Ну и что нам было делать? Я объявлял перерыв, Герману отвечал, что Лёня все услышал, а Юра понял. Потом командовал:
– На время перерыва всем переключиться на другую волну!
– На какую?
– На любую.
И группа уходила куда-нибудь на волну пиротехников, а те врубали музыку, и являлась чудесная девушка-кейтеринка с бутербродами и кофе. А потом все включали рации, Леонид Исаакович слушал, что нового придумал Алексей Юрьевич, а Олег Юдин стоял позади со всей сбруей и мечами наготове, мало ли – захотят всерьез репетировать.
Мы с Леонидом Исааковичем дружили, говорили друг другу "ты" не панибратски, а уважительно, с достоинством.
Во-первых, во-вторых и в-третьих, Леонид Исаакович Ярмольник – профессионал. И меня покоряло, с каким простым мужеством и человеческим терпением он тянул свою актерскую лямку на этой труднейшей картине. Кто-то скажет: "А капризы?" Отвечаю раз и навсегда: капризов не было. Срывы, усталость, непонимание, досада – все было, капризов не было.

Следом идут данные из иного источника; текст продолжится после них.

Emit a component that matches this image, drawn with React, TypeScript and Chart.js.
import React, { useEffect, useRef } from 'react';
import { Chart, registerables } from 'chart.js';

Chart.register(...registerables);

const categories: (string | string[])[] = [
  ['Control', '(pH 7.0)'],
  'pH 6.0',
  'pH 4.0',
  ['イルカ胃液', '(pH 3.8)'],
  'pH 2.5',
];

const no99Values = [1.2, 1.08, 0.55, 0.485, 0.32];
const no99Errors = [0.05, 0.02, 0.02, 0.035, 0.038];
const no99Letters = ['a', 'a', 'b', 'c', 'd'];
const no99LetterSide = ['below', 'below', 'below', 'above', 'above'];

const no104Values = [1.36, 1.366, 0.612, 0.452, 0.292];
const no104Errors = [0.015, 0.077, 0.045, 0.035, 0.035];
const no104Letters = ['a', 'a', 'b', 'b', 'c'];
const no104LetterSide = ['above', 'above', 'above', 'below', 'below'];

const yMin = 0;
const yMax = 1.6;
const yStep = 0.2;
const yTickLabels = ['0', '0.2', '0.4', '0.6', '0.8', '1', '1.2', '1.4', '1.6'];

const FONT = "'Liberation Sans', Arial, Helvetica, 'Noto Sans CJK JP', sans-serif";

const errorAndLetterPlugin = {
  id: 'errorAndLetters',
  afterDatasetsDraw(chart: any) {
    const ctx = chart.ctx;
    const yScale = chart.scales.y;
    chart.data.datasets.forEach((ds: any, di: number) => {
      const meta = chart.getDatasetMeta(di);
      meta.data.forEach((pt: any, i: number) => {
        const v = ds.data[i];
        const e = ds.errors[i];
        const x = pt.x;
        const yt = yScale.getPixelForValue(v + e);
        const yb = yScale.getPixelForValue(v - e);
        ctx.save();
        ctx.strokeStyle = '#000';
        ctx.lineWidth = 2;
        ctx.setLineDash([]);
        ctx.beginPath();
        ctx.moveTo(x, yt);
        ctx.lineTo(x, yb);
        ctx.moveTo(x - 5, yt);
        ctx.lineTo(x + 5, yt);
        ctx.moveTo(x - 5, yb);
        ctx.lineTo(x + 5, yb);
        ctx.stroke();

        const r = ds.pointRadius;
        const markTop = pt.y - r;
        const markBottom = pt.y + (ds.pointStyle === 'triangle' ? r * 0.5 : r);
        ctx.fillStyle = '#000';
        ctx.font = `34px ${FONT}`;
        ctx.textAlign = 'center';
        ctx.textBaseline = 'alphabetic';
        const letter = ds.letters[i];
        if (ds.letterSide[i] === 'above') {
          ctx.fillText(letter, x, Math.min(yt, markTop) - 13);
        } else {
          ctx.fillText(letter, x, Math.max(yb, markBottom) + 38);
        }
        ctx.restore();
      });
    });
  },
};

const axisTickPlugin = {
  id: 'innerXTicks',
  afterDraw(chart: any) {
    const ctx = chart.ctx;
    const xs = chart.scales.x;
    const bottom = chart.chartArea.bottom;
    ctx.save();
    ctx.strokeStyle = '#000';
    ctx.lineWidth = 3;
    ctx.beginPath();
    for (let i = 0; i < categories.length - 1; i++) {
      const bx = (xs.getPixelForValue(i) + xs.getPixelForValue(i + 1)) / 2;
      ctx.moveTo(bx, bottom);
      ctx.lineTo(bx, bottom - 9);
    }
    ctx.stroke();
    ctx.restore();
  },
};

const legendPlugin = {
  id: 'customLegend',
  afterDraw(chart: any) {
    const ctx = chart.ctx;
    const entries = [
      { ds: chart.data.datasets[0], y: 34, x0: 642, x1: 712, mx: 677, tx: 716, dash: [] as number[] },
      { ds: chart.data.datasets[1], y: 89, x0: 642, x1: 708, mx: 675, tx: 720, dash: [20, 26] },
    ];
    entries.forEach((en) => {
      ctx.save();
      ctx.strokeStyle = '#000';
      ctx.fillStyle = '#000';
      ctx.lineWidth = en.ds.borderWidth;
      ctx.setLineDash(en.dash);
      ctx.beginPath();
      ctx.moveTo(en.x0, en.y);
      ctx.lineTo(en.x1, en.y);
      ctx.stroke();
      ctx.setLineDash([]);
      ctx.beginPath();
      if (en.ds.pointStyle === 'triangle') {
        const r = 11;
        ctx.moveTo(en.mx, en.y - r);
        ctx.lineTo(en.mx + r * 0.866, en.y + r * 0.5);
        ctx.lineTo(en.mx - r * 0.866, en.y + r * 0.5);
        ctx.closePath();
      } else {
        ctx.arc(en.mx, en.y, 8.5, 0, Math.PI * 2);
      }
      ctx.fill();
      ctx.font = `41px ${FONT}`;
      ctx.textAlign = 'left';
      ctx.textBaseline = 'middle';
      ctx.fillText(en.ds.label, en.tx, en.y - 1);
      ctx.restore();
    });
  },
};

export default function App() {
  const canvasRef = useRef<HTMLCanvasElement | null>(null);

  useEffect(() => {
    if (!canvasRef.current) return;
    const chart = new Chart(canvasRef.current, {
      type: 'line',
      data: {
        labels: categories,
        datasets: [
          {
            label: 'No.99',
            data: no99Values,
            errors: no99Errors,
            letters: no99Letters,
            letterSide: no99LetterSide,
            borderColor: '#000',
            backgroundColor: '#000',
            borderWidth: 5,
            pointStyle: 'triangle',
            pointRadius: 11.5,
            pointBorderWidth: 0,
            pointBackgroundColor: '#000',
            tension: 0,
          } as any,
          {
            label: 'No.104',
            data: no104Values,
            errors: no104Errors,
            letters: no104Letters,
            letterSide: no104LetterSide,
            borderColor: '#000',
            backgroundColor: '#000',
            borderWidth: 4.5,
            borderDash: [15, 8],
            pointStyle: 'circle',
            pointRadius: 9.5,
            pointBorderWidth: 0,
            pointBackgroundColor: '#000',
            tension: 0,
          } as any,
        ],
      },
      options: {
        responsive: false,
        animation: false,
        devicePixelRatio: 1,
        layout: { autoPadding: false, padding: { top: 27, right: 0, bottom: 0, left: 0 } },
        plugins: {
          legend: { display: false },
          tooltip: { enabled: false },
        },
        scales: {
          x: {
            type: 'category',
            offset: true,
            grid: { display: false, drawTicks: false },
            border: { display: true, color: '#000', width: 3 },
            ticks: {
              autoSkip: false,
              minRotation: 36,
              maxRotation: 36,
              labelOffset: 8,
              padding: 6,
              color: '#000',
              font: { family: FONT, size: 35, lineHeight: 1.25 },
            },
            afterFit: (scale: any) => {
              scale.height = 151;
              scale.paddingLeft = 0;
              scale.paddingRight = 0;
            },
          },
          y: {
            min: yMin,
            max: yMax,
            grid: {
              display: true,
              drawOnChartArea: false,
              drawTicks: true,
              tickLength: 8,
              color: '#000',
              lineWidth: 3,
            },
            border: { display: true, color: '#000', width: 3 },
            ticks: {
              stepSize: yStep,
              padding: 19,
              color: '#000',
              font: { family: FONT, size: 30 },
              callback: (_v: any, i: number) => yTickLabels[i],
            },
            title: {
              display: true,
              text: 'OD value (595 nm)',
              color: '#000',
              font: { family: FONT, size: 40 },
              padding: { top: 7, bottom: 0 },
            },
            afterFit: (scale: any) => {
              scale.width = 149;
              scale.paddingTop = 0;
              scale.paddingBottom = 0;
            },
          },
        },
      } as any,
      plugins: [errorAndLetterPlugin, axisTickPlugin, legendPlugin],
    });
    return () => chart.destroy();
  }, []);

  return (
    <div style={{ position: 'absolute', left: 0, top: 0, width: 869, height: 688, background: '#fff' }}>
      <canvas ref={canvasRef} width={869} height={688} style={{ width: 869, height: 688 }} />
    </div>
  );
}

Оба, и Герман, и Ярмольник, понимали, что взялись за непосильную, чудовищно сложную задачу, и оба, терпя друг друга, старались ее решать. Они были в связке, все радости и крушения объяснялись этим. Остальное – не наше дело и не нам судить – картина покажет.
После недели общей муки и еще двух дней сверхмуки Герман вышел из комнаты. Сидел себе в ресторане отеля как ни в чем не бывало, обедал – с аппетитом, спокойно, будто не голодал все эти дни.
Я подошел поздороваться.
– Лёшка, присядь. А что думаешь, если Лёня, когда он видит костры с еретиками, от растерянности не заметит, что опирается руками о кровавый кол, и вдруг сделает вот так?